O texto e o contexto
1. Na passada quinta-feira celebrámos a solenidade do Santíssimo Corpo e Sangue de Cristo. Na Missa leu-se um texto de S. Paulo (I Coríntios 11, 23-26) considerado o mais antigo documento escrito sobre a instituição da Santíssima Eucaristia.
Previno que não sou biblista, mas, lido no seu contexto, o referido texto é a condenação de exageros cometidos a propósito da celebração da Santíssima Eucaristia.
2. Transcrevo-o, inserido no contexto:
«Quando, pois, vos reunis, não é a ceia do Senhor que comeis, pois cada um se apressa a tomar a sua própria ceia; e enquanto um passa fome, outro fica embriagado. Porventura não tendes casas para comer e beber? Ou desprezais a Igreja de Deus e quereis envergonhar aqueles que nada têm? Que vos direi? Hei-de louvar-vos? Nisto, não vos louvo.
Com efeito, eu recebi do Senhor o que também vos transmiti: o Senhor Jesus, na noite em que era entregue, tomou pão e, tendo dado graças, partiu-o e disse: «Isto é o meu corpo, que é para vós; fazei isto em memória de mim». Do mesmo modo, depois da ceia, tomou o cálice e disse: «Este cálice é a nova Aliança no meu sangue; fazei isto sempre que o beberdes, em memória de mim. Porque, todas as vezes que comerdes deste pão e beberdes deste cálice, anunciais a morte do Senhor, até que Ele venha.

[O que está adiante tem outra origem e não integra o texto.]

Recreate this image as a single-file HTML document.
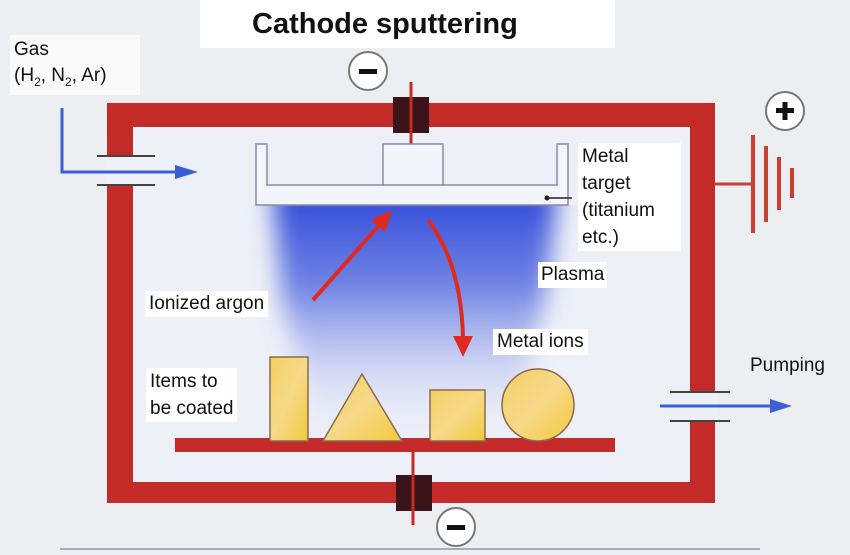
<!DOCTYPE html>
<html><head><style>
body{margin:0;width:850px;height:555px;overflow:hidden;background:#eceef2;font-family:"Liberation Sans",sans-serif}
.t{position:absolute;font-size:19px;color:#111;line-height:26px}
</style></head><body>
<svg width="850" height="555" style="position:absolute;left:0;top:0">
<defs>
<linearGradient id="pl" x1="0" y1="0" x2="0" y2="1">
<stop offset="0" stop-color="#2a44d8"/>
<stop offset="0.4" stop-color="#5a70e0" stop-opacity="0.85"/>
<stop offset="1" stop-color="#dfe4f6" stop-opacity="0"/>
</linearGradient>
<filter id="bl" x="-20%" y="-20%" width="140%" height="140%"><feGaussianBlur stdDeviation="12"/></filter>
<clipPath id="cp"><rect x="133" y="205" width="557" height="277"/></clipPath>
<linearGradient id="yl" x1="0" y1="0" x2="1" y2="1">
<stop offset="0" stop-color="#f3d060"/><stop offset="0.5" stop-color="#f7d98a"/><stop offset="1" stop-color="#f2c93a"/>
</linearGradient>
</defs>
<rect x="200" y="0" width="415" height="48" fill="#fff"/>
<rect x="10" y="35" width="130" height="60" fill="#fafafa"/>
<rect x="133" y="127" width="557" height="355" fill="#eef0f8"/>
<g clip-path="url(#cp)"><path d="M272 185H558L545 300L505 440H320L282 300Z" fill="url(#pl)" filter="url(#bl)"/></g>
<path d="M107 103H715V503H107Z M133 127V482H690V127Z" fill="#c42a28" fill-rule="evenodd"/>
<rect x="105" y="157" width="30" height="28" fill="#eef0f8"/>
<line x1="97" y1="156" x2="155" y2="156" stroke="#444" stroke-width="2"/>
<line x1="97" y1="185" x2="155" y2="185" stroke="#444" stroke-width="2"/>
<rect x="688" y="393" width="30" height="27" fill="#eef0f8"/>
<line x1="670" y1="392" x2="730" y2="392" stroke="#444" stroke-width="2"/>
<line x1="670" y1="421" x2="730" y2="421" stroke="#444" stroke-width="2"/>
<polyline points="62,108 62,172 180,172" fill="none" stroke="#3a5ed8" stroke-width="3"/>
<polygon points="175,165 198,172 175,179" fill="#3a5ed8"/>
<line x1="660" y1="406" x2="775" y2="406" stroke="#3a5ed8" stroke-width="3"/>
<polygon points="770,399 792,406 770,413" fill="#3a5ed8"/>
<line x1="411" y1="82" x2="411" y2="145" stroke="#c42a28" stroke-width="3"/>
<rect x="393" y="97" width="36" height="36" fill="#3a1418"/>
<line x1="411" y1="97" x2="411" y2="133" stroke="#c42a28" stroke-width="3"/>
<line x1="413" y1="452" x2="413" y2="525" stroke="#c42a28" stroke-width="3"/>
<rect x="396" y="475" width="36" height="36" fill="#3a1418"/>
<line x1="413" y1="475" x2="413" y2="511" stroke="#c42a28" stroke-width="3"/>
<circle cx="368" cy="71" r="19" fill="#fff" stroke="#777" stroke-width="2"/>
<rect x="359" y="69" width="18" height="5" fill="#111"/>
<circle cx="456" cy="527" r="19" fill="#fff" stroke="#777" stroke-width="2"/>
<rect x="447" y="525" width="18" height="5" fill="#111"/>
<path d="M256 144H267V185H383V144H443V185H557V144H568V205H256Z" fill="#f4f5fa" stroke="#8a8aa8" stroke-width="1.5"/>
<line x1="383" y1="185" x2="443" y2="185" stroke="#8a8aa8" stroke-width="1.5"/>
<line x1="547" y1="198" x2="572" y2="198" stroke="#222" stroke-width="1.5"/>
<circle cx="547" cy="198" r="2.5" fill="#222"/>
<line x1="715" y1="184" x2="753" y2="184" stroke="#c84030" stroke-width="3"/>
<line x1="753" y1="135" x2="753" y2="233" stroke="#c84030" stroke-width="4"/>
<line x1="766" y1="146" x2="766" y2="222" stroke="#c84030" stroke-width="4"/>
<line x1="779" y1="157" x2="779" y2="210" stroke="#c84030" stroke-width="4"/>
<line x1="792" y1="168" x2="792" y2="198" stroke="#c84030" stroke-width="4"/>
<circle cx="785" cy="111" r="19" fill="#fff" stroke="#777" stroke-width="2"/>
<rect x="776" y="108" width="18" height="5" fill="#111"/><rect x="782.5" y="102" width="5" height="18" fill="#111"/>
<line x1="313" y1="300" x2="382" y2="222" stroke="#e02a20" stroke-width="4"/>
<polygon points="371,220 392,210 385,232" fill="#e02a20"/>
<path d="M428 220 Q462 265 463 340" fill="none" stroke="#e02a20" stroke-width="4"/>
<polygon points="453,336 473,336 463,357" fill="#e02a20"/>
<rect x="175" y="438" width="440" height="14" fill="#c42a28"/>
<rect x="270" y="357" width="38" height="84" fill="url(#yl)" stroke="#8a6a50" stroke-width="1.5"/>
<polygon points="362,374 402,441 323,441" fill="url(#yl)" stroke="#8a6a50" stroke-width="1.5"/>
<rect x="430" y="390" width="55" height="51" fill="url(#yl)" stroke="#8a6a50" stroke-width="1.5"/>
<circle cx="538" cy="405" r="36" fill="url(#yl)" stroke="#8a6a50" stroke-width="1.5"/>
<line x1="60" y1="549" x2="760" y2="549" stroke="#b0aab8" stroke-width="2"/>
</svg>
<div class="t" style="left:252px;top:6px;font-size:29px;font-weight:bold;line-height:36px">Cathode sputtering</div>
<div class="t" style="left:14px;top:37px">Gas<br>(H<sub style="font-size:12px">2</sub>, N<sub style="font-size:12px">2</sub>, Ar)</div>
<div class="t" style="left:578px;top:143px;background:#fff;padding:0 4px;line-height:27px;width:95px">Metal<br>target<br>(titanium<br>etc.)</div>
<div class="t" style="left:538px;top:262px;background:#fff;padding:0 3px">Plasma</div>
<div class="t" style="left:145px;top:291px;background:#fff;padding:0 4px">Ionized argon</div>
<div class="t" style="left:493px;top:329px;background:#fff;padding:0 4px">Metal ions</div>
<div class="t" style="left:146px;top:368px;background:#fff;padding:0 4px;line-height:27px">Items to<br>be coated</div>
<div class="t" style="left:750px;top:353px">Pumping</div>
</body></html>
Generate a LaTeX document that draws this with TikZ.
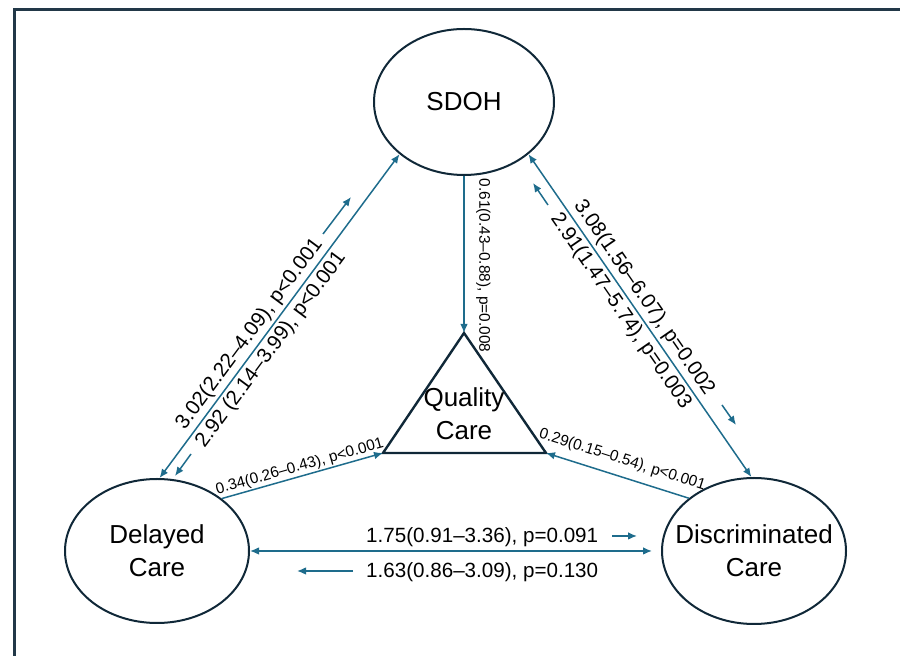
\documentclass[tikz,border=0pt]{standalone}
\usepackage{fontspec}
\setmainfont{Liberation Sans}
\usepackage{tikz}
\usetikzlibrary{arrows.meta,positioning,shapes.geometric,calc}

\definecolor{pathblue}{RGB}{30,108,140}
\definecolor{inkdark}{RGB}{16,40,56}
\definecolor{framedark}{RGB}{34,56,72}

\begin{document}
\begin{tikzpicture}[x=0.5pt, y=-0.5pt,
  >={Latex[length=4.5pt,width=3.8pt]},
  oval/.style={draw=inkdark, line width=1pt, ellipse, align=center,
               font=\fontsize{13}{16.5}\selectfont, inner sep=0pt},
  tri/.style={draw=inkdark, line width=1.2pt, line join=miter},
  arr/.style={->, color=pathblue, line width=0.75pt},
  dbl/.style={<->, color=pathblue, line width=0.75pt},
  big/.style={font=\fontsize{10.3}{12}\selectfont, text=black, inner sep=1pt, sloped},
  small/.style={font=\fontsize{7.7}{9}\selectfont, text=black, inner sep=0.7pt, sloped}]

  \useasboundingbox (0,0) rectangle (900,656);
  \draw[framedark, line width=1.5pt] (900,10) -- (14,10) -- (14,656);

  \node[oval, minimum width=90pt, minimum height=73pt] (sdoh) at (464,102) {SDOH};
  \node[oval, minimum width=92pt, minimum height=72pt] (dc)   at (157,551) {Delayed\\Care};
  \node[oval, minimum width=92pt, minimum height=73pt] (disc) at (754,551)
       {\makebox[0pt]{Discriminated}\\Care};

  % triangle drawn from its corners, text put in the middle
  \coordinate (qtop)   at (464,333);
  \coordinate (qleft)  at (383,453);
  \coordinate (qright) at (546,453);
  \draw[tri] (qtop) -- (qleft) -- (qright) -- cycle;
  \node[align=center, font=\fontsize{13}{16.5}\selectfont] (qual) at (464,414) {Quality\\Care};

  \draw[arr] (sdoh.south) -- node[small, above=5pt, pos=0.57] {0.61(0.43–0.88), p=0.008} (qtop);
  \draw[arr] (dc.39) -- node[small, above=0pt, pos=0.5] {0.34(0.26–0.43), p<0.001} (qleft);
  \draw[arr] (disc.141) -- node[small, above=3.5pt, pos=0.5] {0.29(0.15–0.54), p<0.001} (qright);

  \draw[dbl] (dc.88) -- node[big, above=0.5pt, pos=0.42] {3.02(2.22–4.09), p<0.001}
                        node[big, below=0.5pt, pos=0.42] {2.92 (2.14–3.99), p<0.001} (sdoh.219);
  \draw[dbl] (sdoh.321) -- node[big, above=0.5pt, pos=0.468] {3.08(1.56–6.07), p=0.002}
                           node[big, below=0.5pt, pos=0.463] {2.91(1.47–5.74), p=0.003} (disc.92);
  \draw[dbl, shorten >=4.5pt] (dc.east) -- node[big, above=0.5pt, pos=0.565] {1.75(0.91–3.36), p=0.091}
                                           node[big, below=4.5pt, pos=0.565] {1.63(0.86–3.09), p=0.130} (disc.west);

  % short direction marks beside the labels
  \coordinate (d2sA) at (323,234);  \coordinate (d2sB) at (351,197);
  \coordinate (s2dA) at (191,454);  \coordinate (s2dB) at (175,476);
  \coordinate (x2sA) at (548,205);  \coordinate (x2sB) at (533,183);
  \coordinate (s2xA) at (722,405);  \coordinate (s2xB) at (736,425);
  \coordinate (d2xA) at (612,536);  \coordinate (d2xB) at (637,536);
  \coordinate (x2dA) at (353,571);  \coordinate (x2dB) at (297,571);
  \draw[arr] (d2sA) -- (d2sB);
  \draw[arr] (s2dA) -- (s2dB);
  \draw[arr] (x2sA) -- (x2sB);
  \draw[arr] (s2xA) -- (s2xB);
  \draw[arr] (d2xA) -- (d2xB);
  \draw[arr] (x2dA) -- (x2dB);
\end{tikzpicture}
\end{document}
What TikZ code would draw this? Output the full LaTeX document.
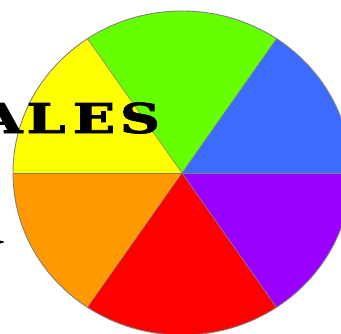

Assim, todo aquele que comer o pão ou beber o cálice do Senhor indignamente será réu do corpo e do sangue do Senhor».
3. Paulo quis corrigir desmandos existentes na forma como era celebrada a Ceia do Senhor.
«Aqueles cristãos (cito a Bíblia de Navarra) celebravam a Eucaristia junto com uma refeição em comum. Em princípio, essa refeição tinha que ser uma manifestação de caridade e unidade entre os assistentes – daí o nome de ágapes com que são designadas em algumas ocasiões -, mediante a qual se ajudavam, além disso, os mais pobres e necessitados. Não obstante, tinham-se introduzido abusos: em lugar de ser um banquete comum, comiam por grupos do que cada um levava para si, e enquanto alguns não tinham que comer, outros comiam e bebiam em excesso. Resultava assim um lamentável contraste entre aquela comida – motivo de descontentamento e divisões – e a Eucaristia, fonte de caridade e unidade».
4. Embora a Eucaristia tenha sido instituída durante uma ceia (Mateus 26, 26-29) cedo a Igreja entendeu introduzir o chamado jejum eucarística. A princípio muito rigoroso – não comer nem beber desde a meia noite até ao momento da comunhão -, hoje muito suavizado.
«Quem vai receber a santíssima Eucaristia, abstenha-se, pelo espaço de ao menos uma hora antes da sagrada comunhão, de qualquer comida ou bebida, exceto água ou remédios» (Cânone 919).
5. Recomenda-se, e bem, a prática da comunhão frequente (Catecismo da Igreja Católica, 1389).
É bom que os cristãos comunguem, mas não de qualquer maneira. A começar pelo vestuário com que se apresentam. Coerentemente, como pode comungar quem tem o coração manchado por sentimentos de ódio, de vingança, da prática de atos de injustiça ou de violência, por exemplo? Quem o faz unicamente com a intenção de se fazer passar por boa pessoa?
6. A receção da comunhão pode exigir, antes, uma passagem pelo confessionário, que não deve ser uma câmara de tortura (Papa Francisco, Evangelii Gaudium, 44).
A Eucaristia “não é um prémio para os perfeitos, mas um remédio generoso e um alimento para os fracos” (Idem, 47). Todavia, que o remédio e o alimento se tomem de forma adequada.
7. Os exageros denunciados por S. Paulo levam-me a pensar em festas de batizado, primeira comunhão, profissão de fé, casamento. Para que os pobres se não sintam humilhados, nem haja famílias a irem além das possibilidades, não será de aconselhar moderação a todos?